FOXBOROUGH — There was hardly a doubt Tom Brady would be locked in on Julian Edelman.
Brady already had linked up with Edelman for a pair of third-down conversions in Sunday’s 16-9 win over the Oakland Raiders, but at the start of the fourth quarter, the Patriots desperately needed another.
The Patriots, hoping to extend a 1-point lead, were facing third and 3 from the Oakland 12-yard line when Brady hit Edelman in the left flat. Edelman gained 10 yards and plunged toward the goal line, only to be violently upended by a defender at the 2.
The gritty effort underscored a strong performance by Edelman, who finished with 10 catches for 84 yards — his fourth regular-season game with at least 10 receptions. It was also his ninth straight with at least six catches, the longest such streak in the NFL.
But for Edelman and the Patriots, it’s hard to shake the gloomy feeling that the offense is merely good enough. While the unit has been searching desperately to find a rhythm, Edelman knows there’s more to be desired.
“Not good enough, 16 points,” said Edelman when asked about his chemistry with Brady. “We have to get better. Everyone has to get better. There were a couple plays where we weren’t on the same page. We have to have better chemistry, so there you go.”
What happened after Edelman picked up that first down early in the fourth quarter was an indication of where the Patriots’ offense stands. With a fresh set of downs, Shane Vereen was stopped for no gain, both Rob Gronkowski and Danny Amendola had touchdown passes in their grasp but couldn’t secure the ball, and the Patriots settled for a Stephen Gostkowski field goal to take a 13-9 lead.
For Edelman, the lack of consistency is most troubling.
“My job is to get open and catch the ball, work hard in the run game, make blocks in the run game,” he said. “There were a few times I didn’t do my job. I have to go out this week, I really have to go out and try and do my job better. If everyone does their job better, the collective unit will be better.
“One play, I don’t run a good route. We don’t connect one play.
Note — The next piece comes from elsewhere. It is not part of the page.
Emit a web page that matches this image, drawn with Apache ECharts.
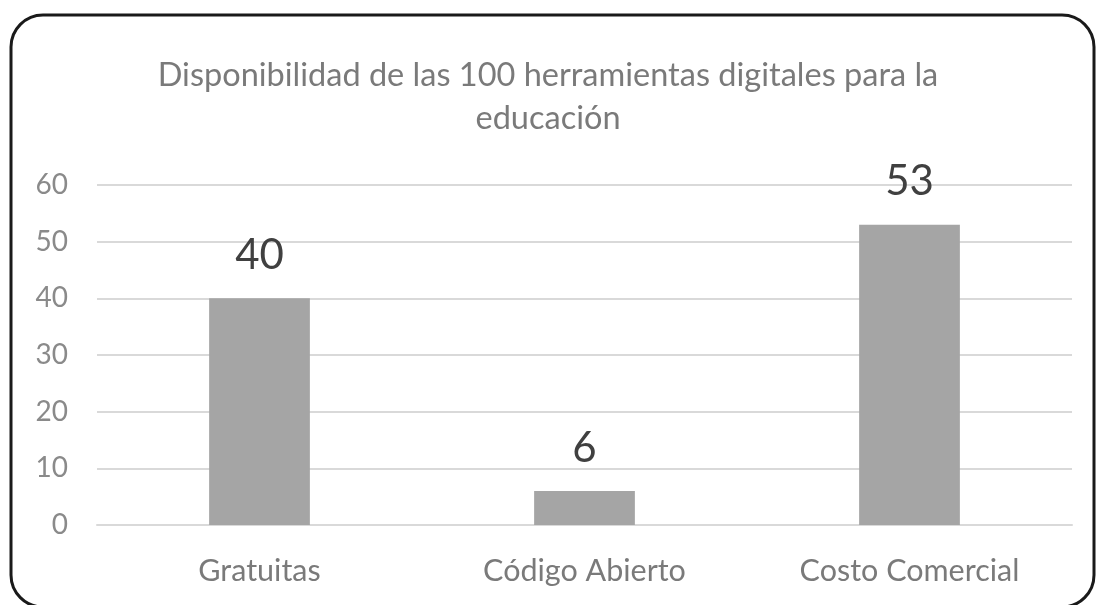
<!DOCTYPE html>
<html>
<head>
<meta charset="utf-8">
<script src="https://cdn.jsdelivr.net/npm/echarts@6/dist/echarts.min.js"></script>
<style>
  html, body { margin: 0; padding: 0; background: #fff; }
  #chart { width: 1096px; height: 605px; }
</style>
</head>
<body>
<div id="chart"></div>
<script>
const categories = ['Gratuitas', 'Código Abierto', 'Costo Comercial']
const values = [40, 6, 53]
const titleText = 'Disponibilidad de las 100 herramientas digitales para la\neducación'

const font = 'Lato'
const chart = echarts.init(document.getElementById('chart'))

chart.setOption({
  backgroundColor: '#fff',
  animation: false,
  title: {
    text: titleText,
    left: 'center',
    top: 49,
    textStyle: {
      fontFamily: font,
      fontSize: 32.5,
      fontWeight: 'normal',
      color: '#7a7a7a',
      lineHeight: 43
    }
  },
  graphic: [
    {
      type: 'rect',
      shape: { x: 11, y: 15, width: 1083, height: 592, r: 32 },
      style: { fill: 'none', stroke: '#1a1a1a', lineWidth: 3 },
      z: 10
    }
  ],
  grid: { left: 97, right: 24, top: 185, bottom: 80 },
  xAxis: {
    type: 'category',
    data: categories,
    axisLine: { lineStyle: { color: '#d9d9d9', width: 2 } },
    axisTick: { show: false },
    axisLabel: {
      fontFamily: font,
      fontSize: 30.5,
      color: '#7a7a7a',
      margin: 31
    }
  },
  yAxis: {
    type: 'value',
    min: 0,
    max: 60,
    interval: 10,
    axisLine: { show: false },
    axisTick: { show: false },
    splitLine: { lineStyle: { color: '#d9d9d9', width: 2 } },
    axisLabel: {
      fontFamily: font,
      fontSize: 28,
      color: '#8a8a8a',
      margin: 29
    }
  },
  series: [
    {
      type: 'bar',
      data: values,
      barWidth: '31%',
      itemStyle: { color: '#a5a5a5' },
      label: {
        show: true,
        position: 'top',
        distance: 22,
        fontFamily: font,
        fontSize: 42,
        color: '#404040'
      }
    }
  ]
})
</script>
</body>
</html>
Something else goes wrong. We have to tighten up the bolts and be more consistent. I’m sure we’re going to be working a lot next week.”
Edelman is never one to indulge in his own stats and success.
He chose to focus on the inconsistencies and improvements the team could make after Sunday’s win, but the truth was he was one of few bright spots on the Patriots’ offense.
Edelman didn’t haul in his first catch until the team’s first possession of the second quarter, when he opened the 15-play scoring drive with a 12-yard gain. After that, Brady was locked in.
Three plays later, Brady hit Edelman for an 8-yard catch to convert a third-and-4, then went right back to him on the next play for a 4-yard gain.
Near the end of the drive, Brady hit Edelman on second and 11 for a 9-yard pickup to the Oakland 6 that set up a touchdown pass to Gronkowski on the next play.
Raiders cornerback Carlos Rogers, who covered Edelman most of the game, said he was challenged by the speedy receiver. Rogers, who as a 49er two years ago faced the Patriots and former receiver Wes Welker, said he reflected on that game as he prepared to cover Edelman.
“With that offense and those guys, you work on stuff you see on film, but they have another move out there,” said Rogers. “Guys like him are so quick and so fast, getting in and out of his cuts. As long as you keep the big plays off him and keep everything short and in front of you, you have a chance.
“Guys like that, you just try to contain them. He did a good job.”
Edelman is a key to the equation as the Patriots try to find their way on offense, so the team needs him healthy and on the field. The 5-foot-10-inch, 200-pound receiver was lucky to come away unscathed after his dive in the fourth quarter. Linebacker LaMarr Woodley also hit Edelman hard over the middle on a play later in the quarter that initially was ruled a 6-yard catch but was challenged and ruled an incompletion.
“I’ve got to play a little smarter, protecting myself a little better,” Edelman said. “Ball security is No. 1. You can’t get caught up trying to make a play sometimes. You’ve got to be there for 16 games, and it’s a rough game. But I have to play smarter.”